MIGRANT DOMESTIC WORKERS IN LEBANON

Joanna Salibi

More than two hundred thousand migrant workers and approximately five percent of Lebanon’s population – most of them women from the Philippines, Sri Lanka and Ethiopia – work in Lebanese households. This type of employment is called domestic work and includes many tasks in private homes such as cooking, cleaning, laundry, caring for children or elderly in the houses and running errands. They represent a large fraction of the workforce however they do not benefit from the same rights as other workers such as factory workers or local shop assistants.

The Lebanese Labour Laws established in 1946, still states until today in article 7 that domestic workers employed in private households are excluded from these laws.

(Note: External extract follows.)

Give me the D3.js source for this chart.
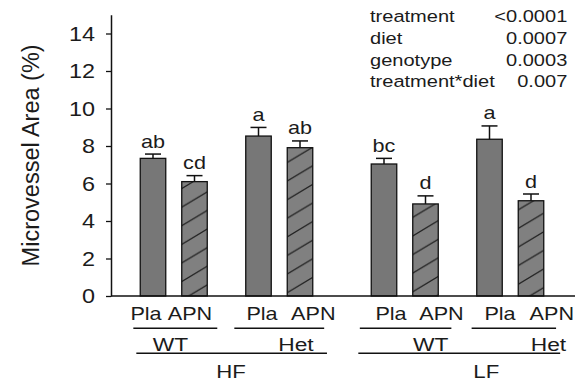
<!DOCTYPE html>
<html>
<head>
<meta charset="utf-8">
<script src="https://cdn.jsdelivr.net/npm/d3@7"></script>
<style>
  html, body { margin: 0; padding: 0; background: #fff; }
  svg { display: block; font-family: "Liberation Sans", Arial, sans-serif; }
</style>
</head>
<body>
<svg id="chart" width="585" height="383"></svg>
<script>
// ---- data ----
const diets = ["HF", "LF"];
const genotypes = ["WT", "Het"];
const treatments = ["Pla", "APN"];
// bar order: diet > genotype > treatment
const means = [7.34, 6.10, 8.53, 7.91, 7.04, 4.91, 8.36, 5.08];
const sems  = [0.23, 0.32, 0.46, 0.36, 0.30, 0.43, 0.71, 0.36];
const letters = ["ab", "cd", "a", "ab", "bc", "d", "a", "d"];
const yTicks = [0, 2, 4, 6, 8, 10, 12, 14];
const statTerms = ["treatment", "diet", "genotype", "treatment*diet"];
const statPvals = ["<0.0001", "0.0007", "0.0003", "0.007"];
const yTitle = "Microvessel Area (%)";

// ---- layout ----
const axisX = 111, axisRight = 575, baseY = 296;
const SX = 1.2;               // horizontal glyph stretch
const ink = "#1b1b1b";

const bars = [];
diets.forEach(d => genotypes.forEach(g => treatments.forEach(t => bars.push({ diet: d, geno: g, treat: t }))));
bars.forEach((b, i) => { b.mean = means[i]; b.sem = sems[i]; b.letter = letters[i]; b.i = i; });

const svg = d3.select("#chart");

const y = d3.scaleLinear().domain([0, 15]).range([baseY, 14.75]);
const xDiet = d3.scaleBand().domain(diets).range([axisX, 573]).paddingInner(0.1).paddingOuter(0.05);
const xGeno = d3.scaleBand().domain(genotypes).range([0, xDiet.bandwidth()]).paddingInner(0.3).paddingOuter(0.1353);
const xTreat = d3.scaleBand().domain(treatments).range([0, xGeno.bandwidth()]).paddingInner(0.3855).paddingOuter(0.0825);

const genoStart = (d, g) => xDiet(d) + xGeno(g);
const barX = b => genoStart(b.diet, b.geno) + xTreat(b.treat);
const barC = b => barX(b) + xTreat.bandwidth() / 2;

// hand-placed label nudges (pixels)
const treatLabelDx = [-7, -4.5, 3.5, 13.3, 7, 16, 10.5, 20.8];
const genoLineExt = [[-3.5, 6.6], [-8, 8], [-8, 9.7], [-1.7, 8.9]];
const genoLabelDx = [-3.2, 16.7, 26, 38.2];
const dietLineExt = [[-0.5, 10.8], [-9.5, 13]];
const dietLabelDx = [4.5, 28.8];

function stretched(sel, x, yy) {
  return sel.attr("transform", `translate(${x},${yy}) scale(${SX},1)`);
}

// ---- hatch pattern (rising diagonals) ----
const defs = svg.append("defs");
const pat = defs.append("pattern")
  .attr("id", "hatch")
  .attr("patternUnits", "userSpaceOnUse")
  .attr("width", 31).attr("height", 18.6);
pat.append("rect").attr("width", 31).attr("height", 18.6).attr("fill", "#808080");
pat.append("path")
  .attr("d", "M-2,19.8 L33,-1.2 M-2,1.2 L2,-1.2 M29,19.8 L33,17.4")
  .attr("stroke", "#222").attr("stroke-width", 1.3).attr("fill", "none");

// ---- bars ----
svg.append("g").selectAll("rect")
  .data(bars).join("rect")
  .attr("x", barX)
  .attr("y", d => y(d.mean))
  .attr("width", xTreat.bandwidth())
  .attr("height", d => y(0) - y(d.mean))
  .attr("fill", d => d.treat === "APN" ? "url(#hatch)" : "#777777")
  .attr("stroke", "#111").attr("stroke-width", 1.3);

// ---- error bars (upper) ----
const eg = svg.append("g").attr("stroke", "#111").attr("stroke-width", 1.5);
eg.selectAll("line.v").data(bars).join("line").attr("class", "v")
  .attr("x1", barC).attr("x2", barC)
  .attr("y1", d => y(d.mean)).attr("y2", d => y(d.mean + d.sem));
eg.selectAll("line.c").data(bars).join("line").attr("class", "c")
  .attr("x1", d => barC(d) - 8).attr("x2", d => barC(d) + 8)
  .attr("y1", d => y(d.mean + d.sem)).attr("y2", d => y(d.mean + d.sem));

// ---- significance letters ----
svg.append("g").selectAll("text")
  .data(bars).join("text")
  .attr("text-anchor", "middle")
  .attr("font-size", 18).attr("fill", ink)
  .each(function (d) { stretched(d3.select(this), barC(d), y(d.mean + d.sem) - 6.5); })
  .text(d => d.letter);

// ---- y axis ----
const yAxis = svg.append("g")
  .attr("transform", `translate(${axisX},0)`)
  .call(d3.axisLeft(y).tickValues(yTicks).tickSize(5).tickSizeOuter(0).tickFormat(d3.format("d")));
yAxis.select(".domain").attr("stroke", "#111").attr("stroke-width", 1.5);
yAxis.selectAll(".tick line").attr("stroke", "#111").attr("stroke-width", 1.3);
yAxis.selectAll(".tick text")
  .attr("x", null).attr("dy", "0.35em")
  .attr("transform", `translate(-16,0) scale(${SX},1)`)
  .attr("font-size", 19.5).attr("fill", ink)
  .attr("font-family", "'Liberation Sans', Arial, sans-serif");

// ---- x axis baseline ----
svg.append("line")
  .attr("x1", axisX).attr("x2", axisRight)
  .attr("y1", y(0)).attr("y2", y(0))
  .attr("stroke", "#111").attr("stroke-width", 1.5);

// ---- y title ----
svg.append("text")
  .attr("transform", `translate(38.5,${(y(0) + y(15)) / 2}) rotate(-90)`)
  .attr("text-anchor", "middle")
  .attr("font-size", 23.5).attr("fill", ink)
  .text(yTitle);

// ---- treatment labels ----
svg.append("g").selectAll("text")
  .data(bars).join("text")
  .attr("text-anchor", "middle")
  .attr("font-size", 18).attr("fill", ink)
  .each(function (d) { stretched(d3.select(this), barC(d) + treatLabelDx[d.i], 320); })
  .text(d => d.treat);

// ---- genotype lines and labels ----
const genoGroups = [];
diets.forEach(d => genotypes.forEach(g => genoGroups.push({ diet: d, geno: g })));
genoGroups.forEach((gg, i) => {
  const x0 = genoStart(gg.diet, gg.geno);
  const x1 = x0 + xGeno.bandwidth();
  svg.append("line")
    .attr("x1", x0 + genoLineExt[i][0]).attr("x2", x1 + genoLineExt[i][1])
    .attr("y1", 328.3).attr("y2", 328.3)
    .attr("stroke", "#111").attr("stroke-width", 1.4);
  stretched(svg.append("text"), (x0 + x1) / 2 + genoLabelDx[i], 350.7)
    .attr("text-anchor", "middle")
    .attr("font-size", 19).attr("fill", ink)
    .text(gg.geno);
});

// ---- diet lines and labels ----
diets.forEach((d, i) => {
  const x0 = xDiet(d) + xGeno("WT");
  const x1 = xDiet(d) + xGeno("Het") + xGeno.bandwidth();
  svg.append("line")
    .attr("x1", x0 + dietLineExt[i][0]).attr("x2", x1 + dietLineExt[i][1])
    .attr("y1", 353.3).attr("y2", 353.3)
    .attr("stroke", "#111").attr("stroke-width", 1.4);
  stretched(svg.append("text"), xDiet(d) + xDiet.bandwidth() / 2 + dietLabelDx[i], 378.3)
    .attr("text-anchor", "middle")
    .attr("font-size", 18.5).attr("fill", ink)
    .text(d);
});

// ---- statistics table ----
const statG = svg.append("g");
statTerms.forEach((t, i) => {
  const by = 22.3 + i * 21.7;
  stretched(statG.append("text"), 370, by)
    .attr("font-size", 16.7).attr("fill", ink).text(t);
  stretched(statG.append("text"), 567.3, by)
    .attr("text-anchor", "end")
    .attr("font-size", 16.7).attr("fill", ink).text(statPvals[i]);
});
</script>
</body>
</html>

The laws include appropriate work conditions for employees such as minimum wage, maximum working hours, holiday or sick pay and the right for an unfairly treated employee to file a complaint to the ministry of labour. Most don’t even get a day off and if they do they are usually not allowed to leave their employers house. Human rights are defined by the United Nations as rights that are essential to all human beings, whatever their nationality, place of residence, sex, ethnic origin, colour, religion or any other status. It is more than obvious that human rights are not respected in Lebanon, and one example out of many is the improper treatment of migrant domestic workers.

The employees usually travel to Lebanon hoping to find a profitable job due to the economic and social pressures in their own country as well as the lack of education. They have little knowledge of the work conditions, their rights or the migration process, which results in mistreatment by the agencies that are sending these workers as well as their employer. Migrant domestic workers are vulnerable to abuse because of forced labour in private households, lack of legal protection and due to the fact that they are living in a foreign country where most of the time they do not speak the language. Many are forced to work and some employers forbid them from leaving the house while confiscating their passports and using violence or threats to control them and force them to work long hours with usually little pay or food.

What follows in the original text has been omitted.